Tie Rod End: The small connecting part between each end of the tie rod bar and the corresponding steering arm.
Tractor Protection Valve: The tractor protection valve protects the tractor air supply under trailer breakaway conditions or when a sudden air loss evacuates the system.
Torque: simply defined as the twisting force from the power of the engine
Transfer Case: the secondary gear box splitting the power to the front and rear of the vehicle
Transmission: the unit transmitting power from the engine to the wheels
Tree Strap: a small band of strap that is used around the base of a strong tree, a shackle point attached at the two ends, and then a winch cable can be connected for self recovery (this protects the tree – never put metal cable around a tree!)

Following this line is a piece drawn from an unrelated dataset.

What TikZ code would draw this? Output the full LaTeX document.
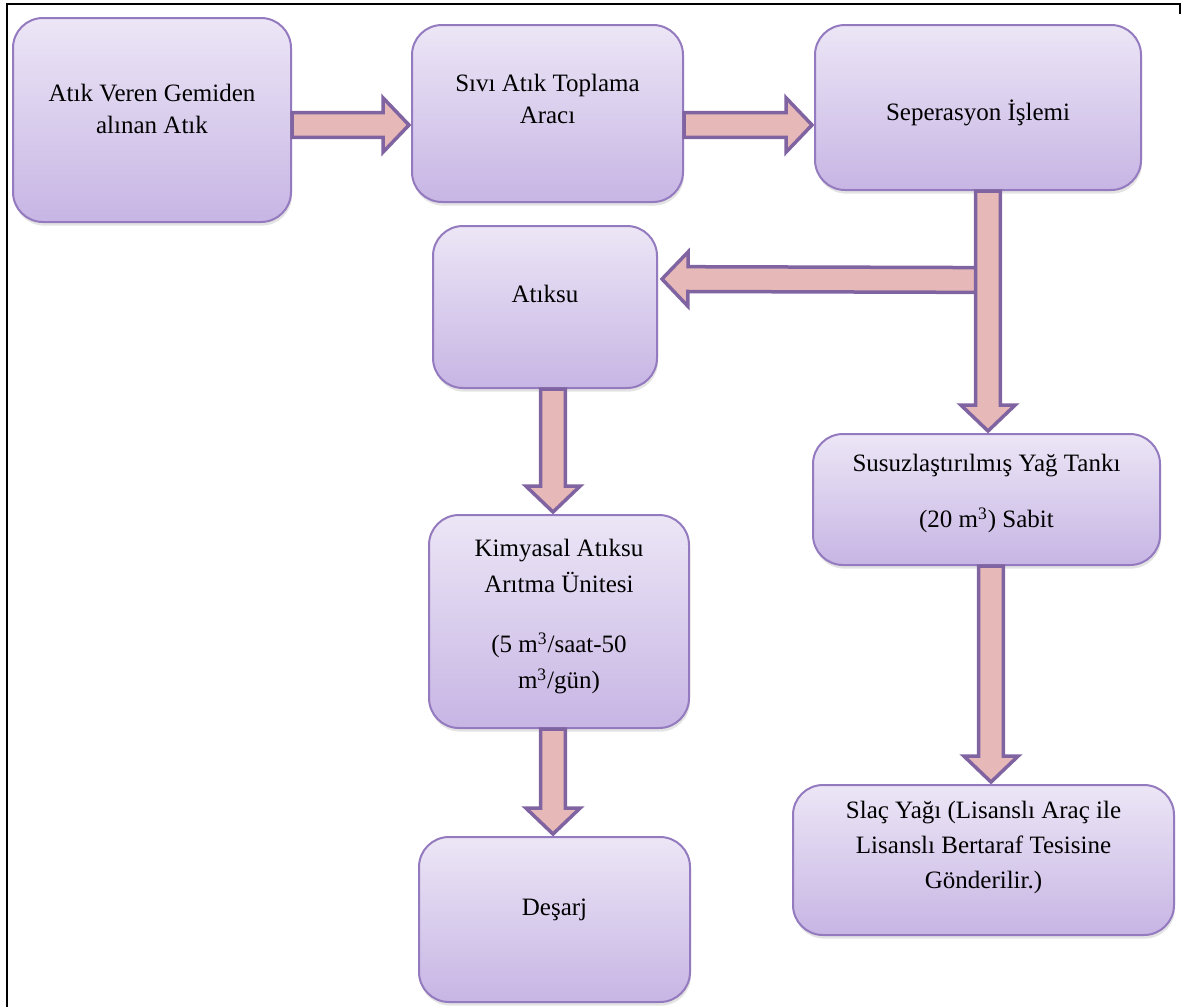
\documentclass[tikz,border=0pt]{standalone}
\usepackage{fontspec}
\setmainfont{Liberation Serif}
\usepackage{tikz}
\usetikzlibrary{calc, shadows}
\definecolor{cBoxTop}{RGB}{236,230,246}
\definecolor{cBoxBot}{RGB}{199,181,228}
\definecolor{cBoxLine}{RGB}{148,122,190}
\definecolor{cArrFill}{RGB}{230,184,183}
\definecolor{cArrLine}{RGB}{128,100,162}
\tikzset{
	stage/.style   ={rectangle, rounded corners=15pt, draw=cBoxLine, line width=1pt, top color=cBoxTop, bottom color=cBoxBot, align=center, inner sep=0pt, font=\fontsize{12.5}{16}\selectfont, drop shadow={opacity=0.22, shadow xshift=0.5pt, shadow yshift=-1.8pt}},
	% block arrow between two points
	fatarrow/.style={draw=cArrLine, fill=cArrFill, line width=1.75pt, line join=miter,
		to path={let \p1=(\tikztostart), \p2=(\tikztotarget),
			\n1={atan2(\y2-\y1,\x2-\x1)}, \n2={veclen(\x2-\x1,\y2-\y1)-1pt}, \n3={\n2-13pt} in
			{[shift={(\p1)}, rotate=\n1]
				(0,-6.2pt) -- (\n3,-6.2pt) -- (\n3,-13.6pt) -- (\n2,0pt)
				-- (\n3,13.6pt) -- (\n3,6.2pt) -- (0,6.2pt) -- cycle}}},
}
\begin{document}
\begin{tikzpicture}[x=0.5pt, y=-0.5pt]
	\useasboundingbox (0,0) rectangle (1181,1007);
	% page frame
	\draw[line width=1pt] (7,1007) -- (7,4) -- (1180,4) -- (1180,14);
	% boxes
	\node[stage, minimum width=139pt, minimum height=102pt, text depth=10.7pt] (ship) at (152,120) {Atık Veren Gemiden\\alınan Atık};
	\node[stage, minimum width=135.5pt, minimum height=88.5pt, text depth=15pt] (tanker) at (547.5,113.5) {Sıvı Atık Toplama\\Aracı};
	\node[stage, minimum width=163pt, minimum height=82.5pt, text height=16pt] (sep) at (978,107.5) {Seperasyon İşlemi};
	\node[stage, minimum width=112pt, minimum height=81pt, text depth=12.7pt] (atiksu) at (545,307) {Atıksu};
	\node[stage, minimum width=173.5pt, minimum height=65.5pt, text depth=8.2pt] (oiltank) at (986.5,499.5) {Susuzlaştırılmış Yağ Tankı\\[12pt](20 m\textsuperscript{3}) Sabit};
	\node[stage, minimum width=130pt, minimum height=106.5pt, text depth=7.2pt, font=\fontsize{12.5}{18}\selectfont] (treat) at (559,621.5) {Kimyasal Atıksu\\Arıtma Ünitesi\\[12pt](5 m\textsuperscript{3}/saat-50\\m\textsuperscript{3}/gün)};
	\node[stage, minimum width=135.5pt, minimum height=82.5pt, text depth=12.2pt] (discharge) at (554.5,919.5) {Deşarj};
	\node[stage, minimum width=190.5pt, minimum height=75pt, text depth=14.7pt, font=\fontsize{12.5}{17.5}\selectfont] (sludge) at (983.5,860) {Slaç Yağı (Lisanslı Araç ile\\Lisanslı Bertaraf Tesisine\\Gönderilir.)};
	% arrows
	\coordinate (split) at ($(sep.south)+(10,89)$);
	\draw[fatarrow] ($(ship.east)+(0,5)$) to ($(tanker.west)+(0,11.5)$);
	\draw[fatarrow] ($(tanker.east)+(0,11.5)$) to ($(sep.west)+(0,17.5)$);
	\draw[fatarrow] (split) to ($(atiksu.east)+(2,-28)$);
	\draw[fatarrow] ($(sep.south)+(10,0)$) to ($(oiltank.north)+(1.5,0)$);
	\draw[fatarrow] ($(atiksu.south)+(8,0)$) to ($(treat.north)+(-6,0)$);
	\draw[fatarrow] ($(treat.south)+(-6,0)$) to ($(discharge.north)+(-1.5,0)$);
	\draw[fatarrow] ($(oiltank.south)+(4.5,0)$) to ($(sludge.north)+(7.5,0)$);
\end{tikzpicture}
\end{document}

Triangulation: technique for scene documentation where items of evidence are located by measuring the distance between two (2) reference points.
Velocity: a change in position with respect to time. Has properties of both magnitude and direction. The speed of an object in a certain direction. Velocity is usually measured in meters per second (m/s)
Wheel Separation: Wheel separation is when one or more wheels become separated from the truck-tractor, or the trailer. Typical wheel separation is caused by wheel seal failure, causing bearing failure. A different type of wheel separation is as a result of stud/lug failure.
Yaw: a sidewise movement of a vehicle in turning; movement of a vehicle in another direction than that in which it is headed; sidewise motion produced when centrifugal force exceeds traction force. Often the result of overreaction or exceeding the critical speed. Sometimes revealed by tiremarks on the roadway.
Yawmark: a scuffmark made while a vehicle is yawing; the mark made on the road by a rotating tire which is slipping in a direction parallel to the axle of the wheel.